Teachers are also frustrated with what they see as disrespect of their profession from the district. Their concerns are felt across the country. USA Today recently sent 15 teams of journalists across the country to speak to teachers and found that teachers feel like they aren’t being listened to and aren’t respected, which is exacerbated by a lack of school funding after the Recession and the pressure to meet certain government measures and mandates. Teachers have been sharing this sentiment for years. This spring, there were statewide teacher strikes in several states, which mostly occurred in those with the worst education funding cuts.

“They won’t listen to us,” Reyes said. “They’re saying no, you only moved this far so you’re doing it wrong. We know what we’re doing. The things at the university that I know I need to teach kids, I know I’m lacking. We know what to do. The university knows. Why don’t we implement them?” 

More teacher notes. CREDIT: Casey Quinlan
More teacher notes. CREDIT: Casey Quinlan

Rocio Lopez, a first grade teacher at Beachy, said the job is so tiring that she doesn’t have energy for family when she comes home. 

“This job is so much that I go home and I have nothing for my own kids and that angers me. It frustrates me,” Lopez said as she began to tear up. “It gets me emotional because I give everything to my students and yet somebody above me thinks I’m not doing a good enough job because the test scores don’t show that. How about the love I give to my students, the attention they get, where does that come in? … The cycle continues. It never gets fixed. Now somebody’s going to have to pick up the pieces for my kids.”

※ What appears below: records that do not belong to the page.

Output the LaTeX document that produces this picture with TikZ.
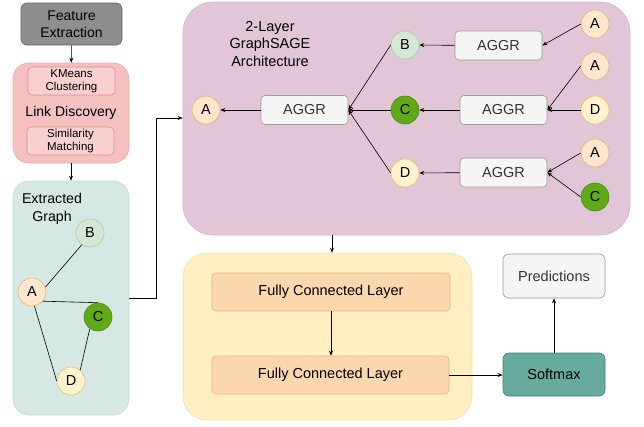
\documentclass[tikz,border=0pt]{standalone}
\usepackage{fontspec}
\setmainfont{Liberation Sans}
\usetikzlibrary{arrows.meta}
\definecolor{grayfill}{HTML}{8E8E8E}
\definecolor{grayline}{HTML}{666666}
\definecolor{linkfill}{HTML}{F5C0C0}
\definecolor{linkline}{HTML}{EAA9A9}
\definecolor{subfill}{HTML}{F8D0D0}
\definecolor{subline}{HTML}{DC8C8C}
\definecolor{graphfill}{HTML}{D5E8E3}
\definecolor{graphline}{HTML}{C6DCD6}
\definecolor{sagefill}{HTML}{E1C6D8}
\definecolor{sageline}{HTML}{D4B6CA}
\definecolor{fcfill}{HTML}{FFEFC3}
\definecolor{fcline}{HTML}{F2DFA6}
\definecolor{layerfill}{HTML}{FAD7AC}
\definecolor{layerline}{HTML}{E3B47C}
\definecolor{aggrfill}{HTML}{F5F5F5}
\definecolor{aggrline}{HTML}{9A9A9A}
\definecolor{softfill}{HTML}{67AB9F}
\definecolor{softline}{HTML}{3F7F73}
\definecolor{nAfill}{HTML}{FFE6CC}
\definecolor{nAline}{HTML}{E3B36F}
\definecolor{nBfill}{HTML}{D5E8D4}
\definecolor{nBline}{HTML}{A9CBA7}
\definecolor{nCfill}{HTML}{60A917}
\definecolor{nCline}{HTML}{4A8A0F}
\definecolor{nDfill}{HTML}{FFF2CC}
\definecolor{nDline}{HTML}{E0C56E}
\tikzset{
  panel/.style={draw=#1, line width=0.6pt, rounded corners=16pt},
  box/.style={rounded corners=4pt, line width=0.6pt, align=center, inner sep=0pt},
  big/.style={font=\fontsize{14.5}{17}\selectfont},
  vert/.style={circle, minimum size=28pt, inner sep=0pt, line width=0.6pt, big},
  vA/.style={vert, fill=nAfill, draw=nAline},
  vB/.style={vert, fill=nBfill, draw=nBline},
  vC/.style={vert, fill=nCfill, draw=nCline},
  vD/.style={vert, fill=nDfill, draw=nDline},
  aggr/.style={box, fill=aggrfill, draw=aggrline, minimum width=87pt, minimum height=29pt, big, text=black!80},
  flow/.style={-{Stealth[length=5pt,width=4pt]}, line width=0.6pt},
  link/.style={line width=0.6pt}
}
\begin{document}
\begin{tikzpicture}[x=1pt,y=-1pt]
\useasboundingbox (0,0) rectangle (644,426);

% background panels
\node[panel=linkline, fill=linkfill, minimum width=116pt, minimum height=100pt, inner sep=0pt] (link) at (71,113) {};
\node[panel=graphline, fill=graphfill, minimum width=116pt, minimum height=234pt, inner sep=0pt] (graph) at (71,298) {};
\node[panel=sageline, fill=sagefill, minimum width=447pt, minimum height=233pt, inner sep=0pt, rounded corners=30pt] (sage) at (406.5,118.5) {};
\node[panel=fcline, fill=fcfill, minimum width=289pt, minimum height=167pt, inner sep=0pt, rounded corners=24pt] (fc) at (327.5,336.5) {};

% feature extraction and link discovery
\node[box, fill=grayfill, draw=grayline, minimum width=101pt, minimum height=42pt, font=\fontsize{14}{17}\selectfont, rounded corners=6pt] (feat) at (71.5,24) {Feature\\Extraction};
\node[box, fill=subfill, draw=subline, minimum width=87pt, minimum height=28pt, font=\fontsize{11.5}{13.5}\selectfont] (kmeans) at (71.5,81) {KMeans\\Clustering};
\node[font=\fontsize{14}{14}\selectfont] (ldtitle) at (71,113) {Link Discovery};
\node[box, fill=subfill, draw=subline, minimum width=87pt, minimum height=28pt, font=\fontsize{11.5}{13.5}\selectfont] (simm) at (70.5,141) {Similarity\\Matching};

% extracted graph
\node[align=center, font=\fontsize{14.2}{18}\selectfont] (gtitle) at (52,209) {Extracted\\Graph};
\node[vB] (gB) at (90,233) {B};
\node[vA] (gA) at (32,292) {A};
\node[vC] (gC) at (98,317) {C};
\node[vD] (gD) at (71,381) {D};
\draw[link] (gA.20) -- (gB.235);
\draw[link] (gA.-40) -- (gC.north);
\draw[link] (gA.-80) -- (gD.west);
\draw[link] (gC.235) -- (gD.50);

% GraphSAGE
\node[align=center, font=\fontsize{14.5}{17.5}\selectfont] (stitle) at (270,44) {2-Layer\\GraphSAGE\\Architecture};
\node[vA] (sA) at (206,110) {A};
\node[aggr] (agg0) at (304.5,110) {AGGR};
\node[vB] (sB) at (405,45) {B};
\node[vC] (sC) at (405,110) {C};
\node[vD] (sD) at (405,173) {D};
\node[aggr] (aggB) at (498.5,45.5) {AGGR};
\node[aggr] (aggC) at (503.5,110) {AGGR};
\node[aggr] (aggD) at (503.5,172.5) {AGGR};
\node[vA] (lA1) at (595,24) {A};
\node[vA] (lA2) at (595,66) {A};
\node[vD] (lD) at (595,110) {D};
\node[vA] (lA3) at (595,153) {A};
\node[vC] (lC) at (595,197) {C};

\draw[flow] (agg0) -- (sA);
\draw[flow] (sB.west) -- (agg0.east);
\draw[flow] (sC.west) -- (agg0.east);
\draw[flow] (sD.west) -- (agg0.east);
\draw[flow] (aggB) -- (sB);
\draw[flow] (aggC) -- (sC);
\draw[flow] (aggD) -- (sD);
\draw[flow] (lA1.west) -- (aggB.east);
\draw[flow] (lA2.west) -- (aggC.east);
\draw[flow] (lD.west) -- (aggC.east);
\draw[flow] (lA3.west) -- (aggD.east);
\draw[flow] (lC.west) -- (aggD.east);

% classifier head
\node[box, fill=layerfill, draw=layerline, minimum width=238pt, minimum height=38pt, big] (fc1) at (331,292) {Fully Connected Layer};
\node[box, fill=layerfill, draw=layerline, minimum width=237pt, minimum height=38pt, big] (fc2) at (330.5,375) {Fully Connected Layer};
\node[box, fill=aggrfill, draw=aggrline, minimum width=102pt, minimum height=44pt, big, text=black!80, rounded corners=6pt] (pred) at (554,276) {Predictions};
\node[box, fill=softfill, draw=softline, minimum width=102pt, minimum height=43pt, big, rounded corners=6pt] (soft) at (554,374.5) {Softmax};

% pipeline connectors
\draw[flow] (feat) -- (link);
\draw[flow] (link) -- (graph);
\draw[flow] (graph.east) -- (156,298) |- (sage.west |- 0,118);
\draw[flow] (sage.south -| 332,0) -- (fc.north -| 332,0);
\draw[flow] (fc1.south -| 331,0) -- (fc2.north -| 331,0);
\draw[flow] (fc2.east) -- (soft.west |- fc2.east);
\draw[flow] (soft) -- (pred);
\end{tikzpicture}
\end{document}
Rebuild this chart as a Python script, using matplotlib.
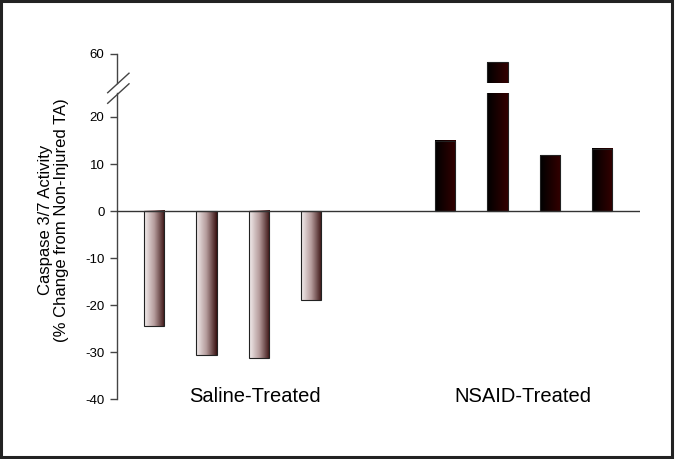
import numpy as np
import matplotlib.pyplot as plt
from matplotlib.patches import Rectangle
from matplotlib.colors import LinearSegmentedColormap

plt.rcParams['font.family'] = ['Liberation Sans', 'DejaVu Sans']
plt.rcParams['axes.unicode_minus'] = False

groups = ["Saline-Treated", "NSAID-Treated"]
saline_vals = [-24.5, -30.6, -31.3, -18.9]
nsaid_vals = [14.9, 58.2, 11.9, 13.2]
lower_ticks = [-40, -30, -20, -10, 0, 10, 20]
upper_ticks = [60]

saline_cmap = LinearSegmentedColormap.from_list("sal", ["#f4eeee", "#b49a9a", "#3a1212"])
nsaid_cmap = LinearSegmentedColormap.from_list("nsa", ["#000000", "#1a0000", "#330000"])

x_sal = np.arange(4)
x_nsa = np.arange(4) + 5.55
width = 0.39
grad = np.linspace(0, 1, 64).reshape(1, -1)

fig = plt.figure(figsize=(6.75, 4.59), dpi=100)
ax = fig.add_axes([0.1733, 0.1307, 0.7748, 0.6656])
ax_top = fig.add_axes([0.1733, 0.8192, 0.7748, 0.0632])

xlim = (-0.706, 9.27)


def draw_bars(a, xs, vals, cmap):
    for x, v in zip(xs, vals):
        a.imshow(grad, cmap=cmap, aspect='auto',
                 extent=(x - width / 2, x + width / 2, 0, v), zorder=2)
        a.add_patch(Rectangle((x - width / 2, 0), width, v, fill=False,
                              edgecolor="#222222", lw=0.8, zorder=3))


for a in (ax, ax_top):
    draw_bars(a, x_sal, saline_vals, saline_cmap)
    draw_bars(a, x_nsa, nsaid_vals, nsaid_cmap)
    a.set_xlim(*xlim)
    for s in ("top", "right", "bottom"):
        a.spines[s].set_visible(False)
    a.spines["left"].set_color("#444444")
    a.spines["left"].set_linewidth(1.0)
    a.tick_params(axis="y", direction="out", length=5, width=1, color="#444444",
                  labelsize=9.5, pad=4)
    a.set_xticks([])

ax.set_ylim(-40, 25)
ax.set_yticks(lower_ticks)
ax_top.set_ylim(53.8, 60)
ax_top.set_yticks(upper_ticks)

ax.axhline(0, color="#333333", lw=1.0, zorder=4)

ax.set_ylabel("Caspase 3/7 Activity\n(% Change from Non-Injured TA)", fontsize=12,
              linespacing=1.05)
ax.yaxis.set_label_coords(-0.092, 0.586)

ax.text(1.93, -39.4, groups[0], fontsize=14.5, ha="center", va="center")
ax.text(7.04, -39.4, groups[1], fontsize=14.5, ha="center", va="center")

# break marks on the y axis
for y0 in (92.7, 103.3):
    fig.add_artist(plt.Line2D([107.7 / 675, 129 / 675],
                              [1 - y0 / 459, 1 - (y0 - 19.5) / 459],
                              color="#444444", lw=1.0))

fig.add_artist(Rectangle((0.002, 0.004), 0.994, 0.993, transform=fig.transFigure,
                         fill=False, edgecolor="#222222", lw=2.2))

fig.savefig("out.png", dpi=100)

Casas said she is experiencing many of the same things as Lopez and is ready to leave the teaching profession if school conditions don’t improve soon. Reyes and Lopez nodded and said “yes” as Casas explained why.

“I personally would rather end my career than come to this again. I’m done,” Casas said. “This is not about a raise. This is not about getting a few less kids in the class. This is about saving a civic institution that makes this country. This is why what happens here in Los Angeles is going to be important to the rest of the country.”

“This is not about getting a kids few less in the class. This is about saving a civic institution that makes this country.”

Lopez also she said believes underfunded public education is a national problem.

This is a bigger than a local issue. We’re talking about corporate billionaires going in and rewriting our rights,” she said.

When asked how long they would be willing to strike for, they say they’re willing to go on strike for as long as they need to to achieve better school conditions for themselves and students.

“I’m done working under these conditions,” Lopez said, her voice quivering.

“I’m not willing to go through it anymore for my own mental health, for my family, for my students. Because if I can’t give them 100 percent because I am beaten down by the system we’re in, how is that making me a better teacher? How am I helping them? So as long as it takes.”